Home > FAQ > Business Law FAQ'S > Can I Be Forced to Sell My Shares in a Company?

A Shareholder cannot generally be forced to sell shares in a company unless you have either agreed to a process resulting in that outcome, or the court orders that outcome.

Including a form of process whereby shares are sold/purchased and are ultimately transferred is usual and common to find within most Shareholders agreements. If you have entered into a Shareholders agreement you may therefore find that you agreed to sell your shares if X, Y or Z events take place, without appreciating you have done so. The content of Shareholders agreements is therefore fundamental to answering this question, if there is such an agreement in place.

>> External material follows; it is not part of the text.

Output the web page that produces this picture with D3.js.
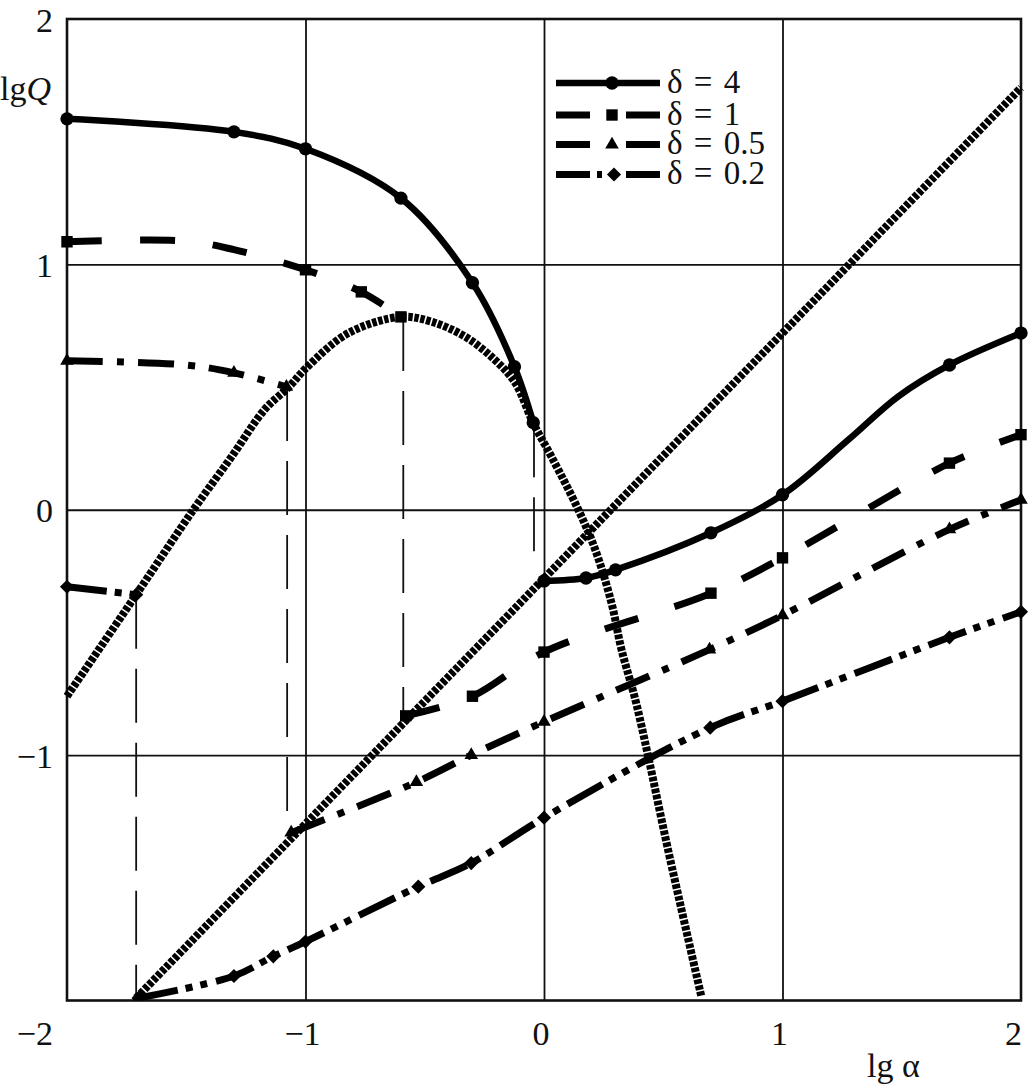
<!DOCTYPE html>
<html><head><meta charset="utf-8">
<script src="https://cdn.jsdelivr.net/npm/d3@7"></script>
<style>body{margin:0;background:#fff}svg{display:block}text{font-family:"Liberation Serif","Times New Roman",serif;fill:#111}</style>
</head><body>
<script>
// ---- data (lg α , lg Q , marker flag) ----
const xTickValues = [-1, 0, 1, 2];
const yTickValues = [2, 1, 0, -1];
const gridX = [-1, 0, 1];
const gridY = [-1, 0, 1];

const d4Left  = [[-2,1.593,1],[-1.30,1.54,1],[-1.0,1.471,1],[-0.60,1.27,1],[-0.30,0.925,1],[-0.124,0.583,1],[-0.045,0.355,1]];
const d4Right = [[0,-0.29,1],[0.176,-0.278,1],[0.30,-0.245,1],[0.70,-0.094,1],[1.0,0.061,1],[1.276,0.285,0],[1.486,0.462,0],[1.70,0.59,1],[2.0,0.72,1]];
const d1Left  = [[-2,1.092,1],[-1.5,1.095,0],[-1.3,1.06,0],[-1.0,0.978,1],[-0.766,0.888,1],[-0.60,0.786,1]];
const d1Right = [[-0.58,-0.84,1],[-0.30,-0.76,1],[0,-0.58,1],[0.70,-0.34,1],[1.0,-0.196,1],[1.70,0.19,1],[2.0,0.306,1]];
const d05Left = [[-2,0.607,1],[-1.5,0.59,0],[-1.30,0.558,1],[-1.08,0.501,1]];
const d05Right= [[-1.06,-1.316,1],[-0.535,-1.11,1],[-0.305,-1.0,1],[0,-0.864,1],[0.694,-0.57,1],[1.0,-0.43,1],[1.70,-0.08,1],[2.0,0.04,1]];
const d02Left = [[-2,-0.314,1],[-1.71,-0.346,1]];
const d02Right= [[-1.70,-1.99,1],[-1.30,-1.90,1],[-1.135,-1.82,1],[-1.0,-1.76,1],[-0.527,-1.536,1],[-0.305,-1.44,1],[0,-1.255,1],[0.697,-0.888,1],[1.0,-0.78,1],[1.70,-0.52,1],[2.0,-0.416,1]];
const envelope = [[-2,-0.76],[-1.71,-0.346],[-1.47,0],[-1.31,0.216],[-1.17,0.41],[-1.07,0.50],[-1.0,0.575],[-0.82,0.72],[-0.6,0.786],[-0.47,0.766],[-0.33,0.705],[-0.205,0.61],[-0.12,0.516],[-0.045,0.353],[0.032,0.215],[0.144,0],[0.215,-0.163],[0.283,-0.38],[0.325,-0.57],[0.383,-0.774],[0.437,-1.006],[0.52,-1.385],[0.66,-1.985]];
const diagonal = [[-1.71,-1.99],[2,1.72]];
const guides = [[-1.71,-0.346,-2],[-1.077,0.50,-1.24],[-0.59,0.786,-0.84],[-0.042,0.353,-0.175]];
const legendLabels = ["δ = 4","δ = 1","δ = 0.5","δ = 0.2"];

const W = 1035, H = 1086;
const x = d3.scaleLinear().domain([-2,2]).range([67,1021]);
const y = d3.scaleLinear().domain([-2,2]).range([1000.5,19]);

const svg = d3.select("body").append("svg").attr("width",W).attr("height",H);
svg.append("rect").attr("width",W).attr("height",H).attr("fill","#fff");

// grid via axes
const gx = svg.append("g").attr("transform",`translate(0,${y(-2)})`)
  .call(d3.axisBottom(x).tickValues(gridX).tickSize(-(y(-2)-y(2))).tickFormat(""));
const gy = svg.append("g").attr("transform",`translate(${x(-2)},0)`)
  .call(d3.axisLeft(y).tickValues(gridY).tickSize(-(x(2)-x(-2))).tickFormat(""));
[gx,gy].forEach(g=>{g.select(".domain").remove();g.selectAll("line").attr("stroke","#111").attr("stroke-width",1.8);});

// frame
svg.append("rect").attr("x",x(-2)).attr("y",y(2)).attr("width",x(2)-x(-2)).attr("height",y(-2)-y(2))
  .attr("fill","none").attr("stroke","#111").attr("stroke-width",2.6);

// tick labels
const fs = 34;
svg.append("g").selectAll("text").data(yTickValues).join("text")
  .attr("x",53).attr("y",d=>y(d)+12.5).attr("text-anchor","end").attr("font-size",fs)
  .text(d=>d<0?"\u2212"+Math.abs(d):d);
svg.append("text").attr("x",53).attr("y",1045).attr("text-anchor","end").attr("font-size",fs).text("\u22122");
svg.append("g").selectAll("text").data(xTickValues).join("text")
  .attr("x",d=>d===2?x(d)+1:x(d)-3).attr("y",1045).attr("text-anchor",d=>d===2?"end":"middle").attr("font-size",fs)
  .text(d=>d<0?"\u2212"+Math.abs(d):d);

// axis titles
const tq = svg.append("text").attr("x",0).attr("y",100).attr("font-size",fs);
tq.append("tspan").text("lg");
tq.append("tspan").attr("font-style","italic").text("Q");
svg.append("text").attr("x",867).attr("y",1077).attr("font-size",fs).text("lg α");

// clip
svg.append("clipPath").attr("id","pc").append("rect")
  .attr("x",x(-2)-8).attr("y",y(2)).attr("width",x(2)-x(-2)+16).attr("height",y(-2)-y(2));
const plot = svg.append("g").attr("clip-path","url(#pc)");

// thin dashed guides
plot.selectAll("line.guide").data(guides).join("line").attr("class","guide")
  .attr("x1",d=>x(d[0])).attr("x2",d=>x(d[0])).attr("y1",d=>y(d[1])).attr("y2",d=>y(d[2]))
  .attr("stroke","#111").attr("stroke-width",1.8).attr("stroke-dasharray","54,20");

const line = d3.line().x(d=>x(d[0])).y(d=>y(d[1])).curve(d3.curveCatmullRom.alpha(0.5));
const lineLin = d3.line().x(d=>x(d[0])).y(d=>y(d[1]));

// dotted curves
plot.append("path").attr("d",line(envelope)).attr("fill","none").attr("stroke","#000").attr("stroke-width",8).attr("stroke-dasharray","4.5,1.6");
plot.append("path").attr("d",lineLin(diagonal)).attr("fill","none").attr("stroke","#000").attr("stroke-width",8).attr("stroke-dasharray","4.5,1.6");

const series = [
  {parts:[d4Left,d4Right], dash:null, w:6.5, sym:"circle"},
  {parts:[d1Left,d1Right], dash:"35,38", w:7, sym:"square"},
  {parts:[d05Left,d05Right], dash:"36,14,7,14", w:7, sym:"triangle"},
  {parts:[d02Left,d02Right], dash:"40,8,7,8,7,9", w:7, sym:"diamond"}
];
const symGen = {
  circle: d3.symbol(d3.symbolCircle, 140),
  square: d3.symbol(d3.symbolSquare, 130),
  triangle: d3.symbol(d3.symbolTriangle, 80),
  diamond: d3.symbol(d3.symbolSquare, 100)
};
const symRot = {circle:0,square:0,triangle:0,diamond:45};
series.forEach(s=>{
  s.parts.forEach(p=>{
    plot.append("path").attr("d",line(p)).attr("fill","none").attr("stroke","#000")
      .attr("stroke-width",s.w).attr("stroke-dasharray",s.dash).attr("stroke-linecap","butt");
  });
  const pts = s.parts.flat().filter(d=>d[2]);
  plot.selectAll(null).data(pts).join("path")
    .attr("transform",d=>`translate(${x(d[0])},${y(d[1])}) rotate(${symRot[s.sym]})`).attr("d",symGen[s.sym]()).attr("fill","#000");
});

// legend
const lg = svg.append("g");
const ly = [83,115,144.5,174.5];
series.forEach((s,i)=>{
  const yy = ly[i];
  if(i===0){
    lg.append("line").attr("x1",556).attr("x2",660).attr("y1",yy).attr("y2",yy).attr("stroke","#000").attr("stroke-width",6.5);
  } else {
    [[556,590],[626,660]].forEach(seg=>lg.append("line").attr("x1",seg[0]).attr("x2",seg[1]).attr("y1",yy).attr("y2",yy).attr("stroke","#000").attr("stroke-width",7));
    if(i===3) lg.append("rect").attr("x",597).attr("y",yy-3.5).attr("width",5).attr("height",7).attr("fill","#000");
  }
  lg.append("path").attr("transform",`translate(${i===3?614:612},${yy}) rotate(${symRot[s.sym]})`).attr("d",symGen[s.sym]()).attr("fill","#000");
  lg.append("text").attr("x",667).attr("y",yy+9.5).attr("font-size",33).attr("word-spacing",3).text(legendLabels[i]);
});
</script>
</body></html>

If there is no Shareholders agreement in place, the court also has very wide discretion in terms of the outcome in any litigation and dispute. Outcomes in litigation, including in unfair prejudice petitions, can include a share purchase order, where the court orders the sale/transfer of shares from one party to another for £X price. These remedies are included in section 996 (2) (e) companies act 2006 which confirms the court can;

‘…provide for the purchase of the shares of any members of the company by other members or by the company itself and, in the case of a purchase by the company itself, the reduction of the company’s capital accordingly’.

Tactical use of unfair prejudice proceedings to force the sale/purchase, transfer and exit of other Shareholders in reliance on sections 994-996 companies act 2006 can therefore be a useful approach.